Man kann auch ganz anders mit Verletzungen umgehen: Ende der Neunziger wurden wir Zeuge, wie der Drittligist Hannover 96 (damals hatten die noch gute Spieler wie Asamoah und Otto Addo) Borussia M`gladbach (!) aus dem DFB-Pokal kickte. Mein Kumpel Hini wurde von einem randalierenden Feuerzeug am von der Natur bereits früh verkahlten Kopf getroffen. Der merkte gar nichts, bis ich ihn darauf aufmerksam machte, dass ihm Blut durchs Gesicht läuft. Einmal kurz mit dem Taschentuch durchgewischt und weiter geht`s. So geht es doch auch, Herr B.!
Über das italienische Ausscheiden freue ich mich in erster Linie, weil sie seit Jahrzehnten immer den gleichen unattraktiven Stiefel herunterspielen. Außerdem haben sie bekennende Faschisten im Team.

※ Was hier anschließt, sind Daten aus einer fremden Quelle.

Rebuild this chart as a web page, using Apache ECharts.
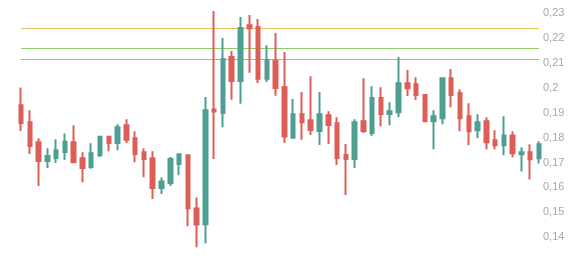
<!DOCTYPE html>
<html>
<head>
<meta charset="utf-8">
<script src="https://cdn.jsdelivr.net/npm/echarts@6/dist/echarts.min.js"></script>
<style>
html,body{margin:0;padding:0;background:#fff;}
#c{width:584px;height:258px;}
</style>
</head>
<body>
<div id="c"></div>
<script>
const categories = Array.from({length: 60}, (_, i) => String(i + 1));
const opens  = [0.1930,0.1862,0.1781,0.1706,0.1718,0.1742,0.1781,0.1717,0.1682,0.1729,
                0.1804,0.1778,0.1850,0.1797,0.1741,0.1717,0.1597,0.1617,0.1694,0.1729,
                0.1515,0.1452,0.1913,0.1899,0.2124,0.2028,0.2252,0.2245,0.2037,0.2108,
                0.2003,0.1799,0.1894,0.1870,0.1827,0.1890,0.1858,0.1730,0.1714,0.1866,
                0.1819,0.1959,0.1895,0.1902,0.2019,0.2015,0.1971,0.1866,0.1878,0.2039,
                0.1979,0.1886,0.1830,0.1866,0.1789,0.1769,0.1809,0.1733,0.1741,0.1717];
const closes = [0.1859,0.1766,0.1706,0.1726,0.1749,0.1783,0.1701,0.1678,0.1737,0.1804,
                0.1778,0.1842,0.1791,0.1734,0.1714,0.1597,0.1624,0.1714,0.1733,0.1516,
                0.1451,0.1910,0.1905,0.2116,0.2028,0.2241,0.2240,0.2037,0.2112,0.2000,
                0.1805,0.1894,0.1862,0.1831,0.1894,0.1851,0.1718,0.1714,0.1862,0.1827,
                0.1959,0.1895,0.1906,0.2019,0.1999,0.1971,0.1866,0.1886,0.2039,0.1971,
                0.1878,0.1826,0.1862,0.1781,0.1769,0.1809,0.1737,0.1741,0.1713,0.1773];
const lows   = [0.1827,0.1734,0.1605,0.1678,0.1698,0.1710,0.1698,0.1621,0.1675,0.1722,
                0.1745,0.1749,0.1778,0.1701,0.1641,0.1553,0.1573,0.1605,0.1649,0.1444,
                0.1359,0.1375,0.1714,0.1842,0.1952,0.1936,0.2061,0.2020,0.2024,0.1968,
                0.1778,0.1795,0.1791,0.1811,0.1770,0.1774,0.1690,0.1569,0.1678,0.1819,
                0.1807,0.1846,0.1850,0.1882,0.1967,0.1951,0.1862,0.1753,0.1854,0.1922,
                0.1826,0.1769,0.1797,0.1753,0.1753,0.1729,0.1721,0.1664,0.1632,0.1696];
const highs  = [0.2002,0.1910,0.1797,0.1757,0.1793,0.1817,0.1850,0.1741,0.1777,0.1805,
                0.1805,0.1854,0.1874,0.1826,0.1757,0.1745,0.1640,0.1722,0.1737,0.1729,
                0.1559,0.1963,0.2309,0.2201,0.2148,0.2285,0.2293,0.2277,0.2172,0.2221,
                0.2144,0.1955,0.1983,0.2047,0.1983,0.1906,0.1882,0.1774,0.1874,0.2039,
                0.2007,0.2003,0.1942,0.2124,0.2072,0.2043,0.1975,0.1910,0.2039,0.2076,
                0.1995,0.1938,0.1894,0.1882,0.1830,0.1886,0.1826,0.1761,0.1773,0.1785];
const yellowLevels = [0.2240];
const greenLevels = [0.2159, 0.2115];
const yTicks = {min: 0.13, max: 0.24, interval: 0.01};

const candleData = categories.map((c, i) => [opens[i], closes[i], lows[i], highs[i]]);
const markData = yellowLevels.map(v => ({yAxis: v, lineStyle: {color: '#e8c25c', width: 1, type: 'solid'}}))
  .concat(greenLevels.map(v => ({yAxis: v, lineStyle: {color: '#8ccd6c', width: 1, type: 'solid'}})));

const chart = echarts.init(document.getElementById('c'), null, {renderer: 'canvas'});
chart.setOption({
  animation: false,
  backgroundColor: '#ffffff',
  grid: {left: 21, right: 45, top: -11.56, height: 273.5, outerBoundsMode: 'none', containLabel: false},
  xAxis: {
    type: 'category',
    data: categories,
    boundaryGap: false,
    axisLine: {show: false},
    axisTick: {show: false},
    axisLabel: {show: false},
    splitLine: {show: false}
  },
  yAxis: {
    type: 'value',
    position: 'right',
    min: yTicks.min,
    max: yTicks.max,
    interval: yTicks.interval,
    axisLine: {show: false},
    axisTick: {show: false},
    splitLine: {show: false},
    axisLabel: {
      showMinLabel: false,
      showMaxLabel: false,
      margin: 4,
      color: '#a8a8a8',
      fontSize: 11,
      fontFamily: 'Liberation Sans, Arial, sans-serif',
      formatter: v => String(Math.round(v * 100) / 100).replace('.', ',')
    }
  },
  series: [
    {
      type: 'candlestick',
      z: 2,
      data: candleData,
      barWidth: 4,
      itemStyle: {
        color: '#4d9f92',
        color0: '#dd5e57',
        borderColor: '#4d9f92',
        borderColor0: '#dd5e57',
        borderWidth: 2
      },
      markLine: {
        z: 1,
        silent: true,
        symbol: 'none',
        precision: 4,
        label: {show: false},
        lineStyle: {type: 'solid', width: 1},
        data: markData
      }
    }
  ]
});
</script>
</body>
</html>
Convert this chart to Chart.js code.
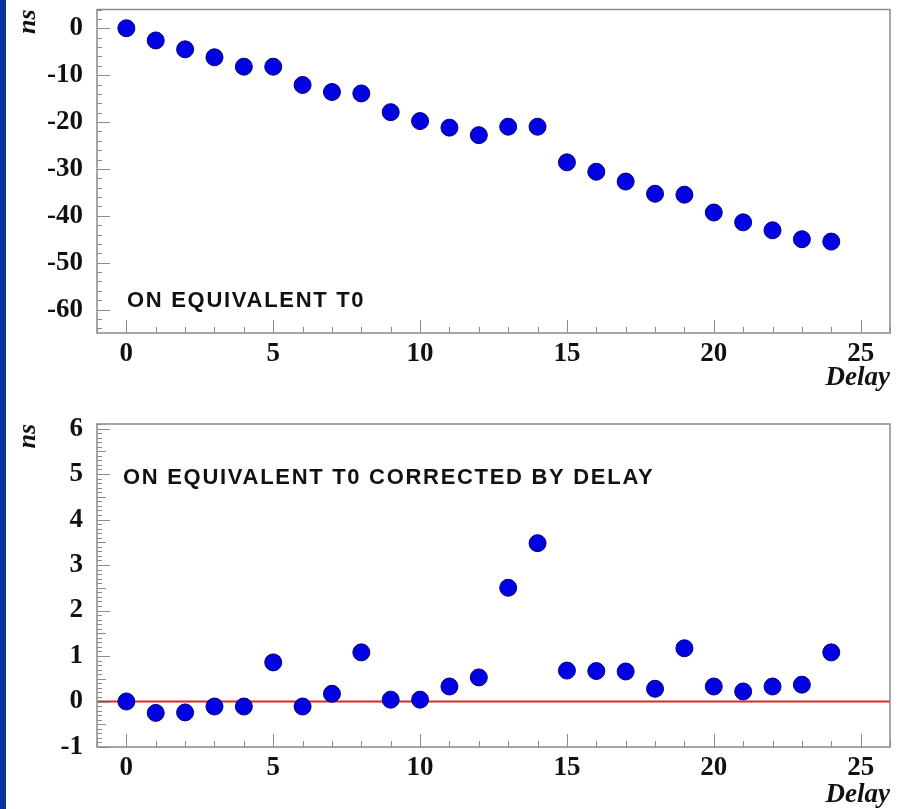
<!DOCTYPE html>
<html>
<head>
<meta charset="utf-8">
<title>Equivalent T0 vs delay</title>
<script src="https://cdn.jsdelivr.net/npm/chart.js@4.4.1/dist/chart.umd.min.js"></script>
<style>
    body { margin: 0; background: #fff; width: 905px; height: 809px; overflow: hidden; position: relative; }
    #strip { position: absolute; left: 0; top: 0; width: 6px; height: 809px; background: #0536a0; }
    #topChart { position: absolute; left: 0; top: 0; }
    #bottomChart { position: absolute; left: 0; top: 400px; }
</style>
</head>
<body>
<div id="strip"></div>
<canvas id="topChart" width="905" height="400"></canvas>
<canvas id="bottomChart" width="905" height="409"></canvas>
<script>
const delays = [0, 1, 2, 3, 4, 5, 6, 7, 8, 9, 10, 11, 12, 13, 14, 15, 16, 17, 18, 19, 20, 21, 22, 23, 24];
const t0Equivalent = [0, -2.6, -4.5, -6.2, -8.2, -8.2, -12.1, -13.6, -13.9, -17.9, -19.8, -21.2, -22.8, -21.0, -21.0,
    -28.6, -30.6, -32.7, -35.3, -35.5, -39.3, -41.4, -43.1, -45.0, -45.5];
const t0Corrected = [0, -0.25, -0.24, -0.11, -0.11, 0.86, -0.11, 0.17, 1.08, 0.04, 0.04, 0.33, 0.53, 2.5, 3.48,
    0.68, 0.67, 0.66, 0.28, 1.17, 0.33, 0.22, 0.33, 0.37, 1.08];
const xTicks = [0, 5, 10, 15, 20, 25];
const topYTicks = [0, -10, -20, -30, -40, -50, -60];
const bottomYTicks = [-1, 0, 1, 2, 3, 4, 5, 6];
const refLevel = 0;

const serif = "'Liberation Serif', 'Times New Roman', serif";
const sans = "'Liberation Sans', Arial, sans-serif";

// frame around the plot + ROOT style ticks pointing inwards
const frameTicks = {
    id: 'frameTicks',
    afterDraw(chart, args, opts) {
        const { ctx, chartArea: a, scales: { x, y } } = chart;
        ctx.save();
        ctx.strokeStyle = '#8a8a8a';
        ctx.lineWidth = 1.5;
        ctx.strokeRect(a.left, a.top, a.right - a.left, a.bottom - a.top);
        ctx.lineWidth = 1;
        ctx.beginPath();
        for (let v = Math.ceil(x.min); v <= x.max; v++) {
            const px = Math.round(x.getPixelForValue(v)) + 0.5;
            const len = v % 5 === 0 ? 13 : 6;
            ctx.moveTo(px, a.bottom);
            ctx.lineTo(px, a.bottom - len);
        }
        const n0 = Math.ceil(y.min / opts.minor - 1e-6);
        const n1 = Math.floor(y.max / opts.minor + 1e-6);
        for (let i = n0; i <= n1; i++) {
            const py = Math.round(y.getPixelForValue(i * opts.minor)) + 0.5;
            let len = 5;
            if (i % opts.majorEvery === 0) len = 13;
            else if (opts.mediumEvery && i % opts.mediumEvery === 0) len = 9;
            ctx.moveTo(a.left, py);
            ctx.lineTo(a.left + len, py);
        }
        ctx.stroke();
        ctx.restore();
    }
};

const refLine = {
    id: 'refLine',
    beforeDatasetsDraw(chart, args, opts) {
        if (!opts.show) return;
        const { ctx, chartArea: a, scales: { y } } = chart;
        const py = y.getPixelForValue(refLevel);
        ctx.save();
        ctx.strokeStyle = '#d42a2a';
        ctx.lineWidth = 2;
        ctx.beginPath();
        ctx.moveTo(a.left, py);
        ctx.lineTo(a.right, py);
        ctx.stroke();
        ctx.restore();
    }
};

const label = {
    id: 'label',
    afterDraw(chart, args, opts) {
        const { ctx, chartArea: a } = chart;
        ctx.save();
        ctx.font = "bold 22px " + sans;
        ctx.letterSpacing = '1.7px';
        ctx.fillStyle = '#111';
        ctx.textBaseline = 'middle';
        ctx.fillText(opts.text, a.left + opts.dx, a.top + opts.dy);
        ctx.restore();
    }
};

function makePanel(id, values, yMin, yMax, yTicks, cfg) {
    return new Chart(document.getElementById(id).getContext('2d'), {
        type: 'scatter',
        data: {
            datasets: [{
                data: delays.map((d, i) => ({ x: d, y: values[i] })),
                backgroundColor: '#0000e2',
                borderColor: '#000078',
                borderWidth: 1,
                pointRadius: 8.5,
                pointHoverRadius: 8.5,
            }],
        },
        options: {
            responsive: false,
            animation: false,
            events: [],
            layout: { padding: { top: cfg.padTop, right: 15, left: 0, bottom: 0 } },
            plugins: {
                legend: { display: false },
                tooltip: { enabled: false },
                frameTicks: cfg.ticks,
                refLine: { show: cfg.refLine },
                label: cfg.label,
            },
            scales: {
                x: {
                    type: 'linear',
                    min: -1,
                    max: 26,
                    afterBuildTicks: s => { s.ticks = xTicks.map(v => ({ value: v })); },
                    afterFit: s => { s.height = cfg.xHeight; s.paddingLeft = 0; s.paddingRight = 0; },
                    grid: { display: false, drawTicks: false },
                    border: { display: false },
                    ticks: {
                        font: { family: serif, size: 27, weight: 'bold' },
                        color: '#111',
                        padding: cfg.xPad,
                        maxRotation: 0,
                        autoSkip: false,
                    },
                    title: {
                        display: true,
                        text: 'Delay',
                        align: 'end',
                        color: '#111',
                        font: { family: serif, size: 27, weight: 'bold', style: 'italic', lineHeight: 1 },
                        padding: { top: 0, bottom: cfg.titlePad },
                    },
                },
                y: {
                    min: yMin,
                    max: yMax,
                    afterBuildTicks: s => { s.ticks = yTicks.map(v => ({ value: v })); },
                    afterFit: s => { s.width = 97; s.paddingTop = 0; s.paddingBottom = 0; },
                    grid: { display: false, drawTicks: false },
                    border: { display: false },
                    ticks: {
                        font: { family: serif, size: 27, weight: 'bold' },
                        color: '#111',
                        padding: 14,
                        autoSkip: false,
                    },
                    title: {
                        display: true,
                        text: 'ns',
                        align: 'end',
                        color: '#111',
                        font: { family: serif, size: 26, weight: 'bold', style: 'italic', lineHeight: 1 },
                        padding: { top: 15, bottom: 0 },
                    },
                },
            },
        },
        plugins: [frameTicks, refLine, label],
    });
}

document.addEventListener("DOMContentLoaded", function () {
    makePanel('topChart', t0Equivalent, -65, 4, topYTicks, {
        padTop: 9, xHeight: 67, xPad: 5, titlePad: 8,
        refLine: false,
        ticks: { minor: 2, majorEvery: 5, mediumEvery: 0 },
        label: { text: 'ON EQUIVALENT T0', dx: 30, dy: 291 },
    });
    makePanel('bottomChart', t0Corrected, -1, 6.1, bottomYTicks, {
        padTop: 24, xHeight: 62, xPad: 5, titlePad: 0,
        refLine: true,
        ticks: { minor: 0.1, majorEvery: 10, mediumEvery: 5 },
        label: { text: 'ON EQUIVALENT T0 CORRECTED BY DELAY', dx: 26, dy: 54 },
    });
});
</script>
</body>
</html>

Gegen England haben Jogis Buben gute Chancen unter folgenden Voraussetzungen: Löw stellt zu Cacau einen weiteren (Haupt)stürmer. Kießling halte ich für zu schwach, Gomez ist außer Form, bleibt also wohl nur Klose. Podolski und Mertesacker werden neu justiert, Schweinsteiger wird gesund, auf der linken Abwehrseite hat man einfach Glück, Khedira wird von seinen Mitspielern beachtet und angespielt und Özil macht ein Klassespiel.